Without delving into the secrets of the judges’ deliberations, I can tell you
that though the choice was tight the best girl won and, as far as I was
concerned, she did it with her second poem, Edwin Morgan’s ‘Strawberries’,
which she absolutely made her own. Before the competition, I’d identified this
poem as one of those that interested me least, but Shropshire/Staffordshire
finalist, Concorde College's Alexandra Tham, unwrapped what it was saying
and made it shine. Hers was a rendition that I won't ever forget.
5 comments:
This is fascinating. I came second in a Poetry Reciting Competition as a child - and was told it was because the girl who won stood up straighter than I did. I recall a feeling of great injustice as no one had suggested this was one of the criteria! So it's reassuring to know that someone is judging one of these competitions on the ability to bring a poem to life.
This sounds a wonderful thing to have done, Pauline! I too remember entering verse speaking competitions as a child - my claim to fame is single-handedly wrenching the Skipton Music Festival's sonnet-recitation class away from nothing but Shakespeare and Elizabeth Barrett Browning, by winning one year with a Charles Causley sonnet! No one ever taught me how, I just did it, because I too loved Causley. So glad you do too!
I loved doing it and I really meant it when I said the way the winner recited 'Strawberries' will stay with me. She made the poem her own. And there were so many other good poems on the list. Go to the Poetry by Heart anthology and take a look at them all.
I'd heard a mention of this competition - and do feel that learning and speaking poetry can be a way for words to get into your heart, and more. Thanks for this persepective, Pauline.
I was a judge at a BBC radio version of such a competition - maybe seven years back - and found the balance between "performance and presentation skills" and the child's (at least apparently) natural relationship with the poem became very much part of the judging process.

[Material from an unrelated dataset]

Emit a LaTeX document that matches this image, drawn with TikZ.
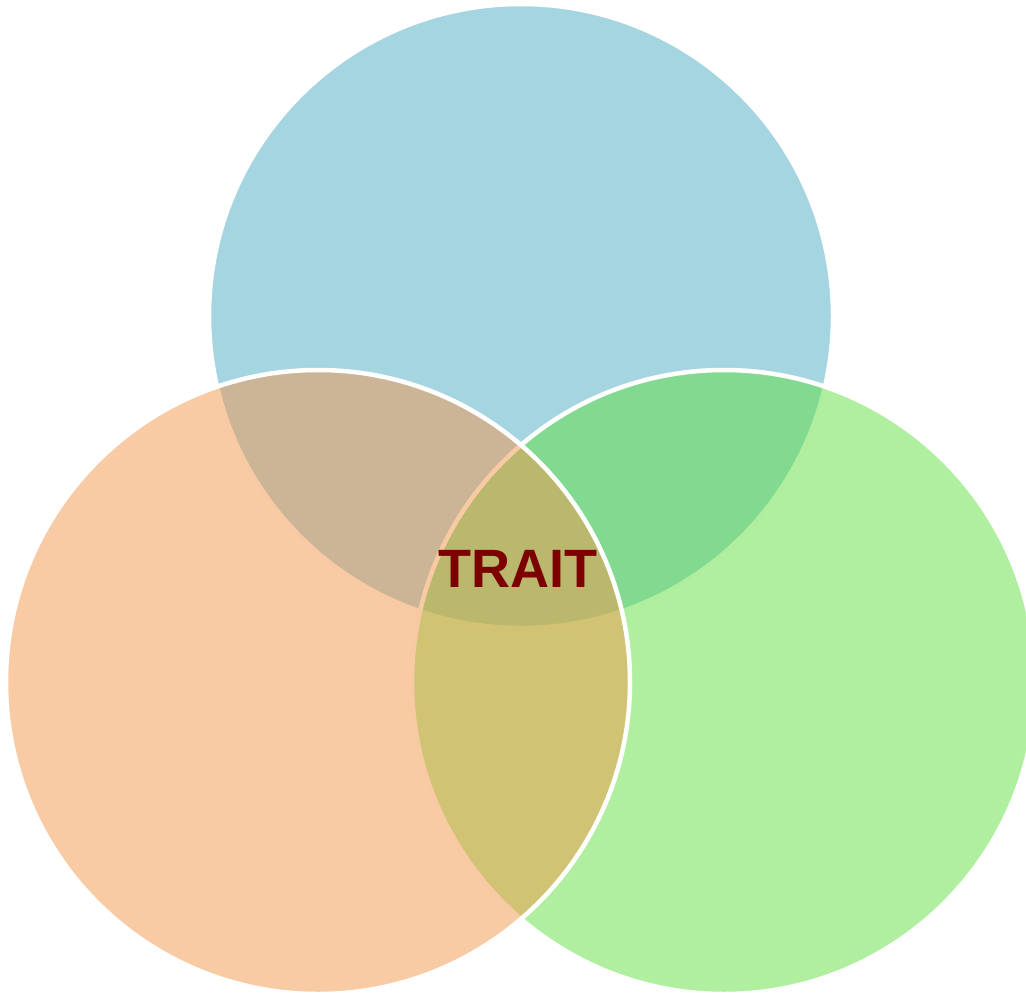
\documentclass[tikz,border=0pt]{standalone}
\usepackage{fontspec}
\setmainfont{Liberation Sans}
\definecolor{vennblue}{RGB}{75,171,195}
\definecolor{venngreen}{RGB}{97,223,65}
\definecolor{vennorange}{RGB}{243,151,75}
\definecolor{traitred}{RGB}{124,0,0}
\begin{document}
\begin{tikzpicture}[x=1pt,y=-1pt,
  venn/.style={circle, inner sep=0pt, outer sep=0pt, minimum size=624pt,
    draw=white, line width=4.5pt, fill opacity=0.5, draw opacity=1}]
  \useasboundingbox (0,0) rectangle (1026,994);
  \clip (0,0) rectangle (1026,994);
  % three overlapping sets, drawn in stacking order
  \node[venn, fill=vennblue]   (top)   at (521,316) {};
  \node[venn, fill=venngreen]  (right) at (724,682) {};
  \node[venn, fill=vennorange] (left)  at (318,682) {};
  % label of the common region
  \node[font=\bfseries\fontsize{54}{60}\selectfont, text=traitred,
    inner sep=0pt, anchor=base] (trait) at (518,587) {TRAIT};
\end{tikzpicture}
\end{document}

Off to search for the PbH Anthology.
There was what appeared to be an effortless relationship between the winning performance and the poem she chose. I seem to remember when I learnt stuff by heart as a child [and I learnt a lot] that it was all to do with the feat of remembering. I can't remember it being a vehicle for digging deep into the meaning of a poem, and into my own heart. This was one of the reasons why I found this judging experience so interesting.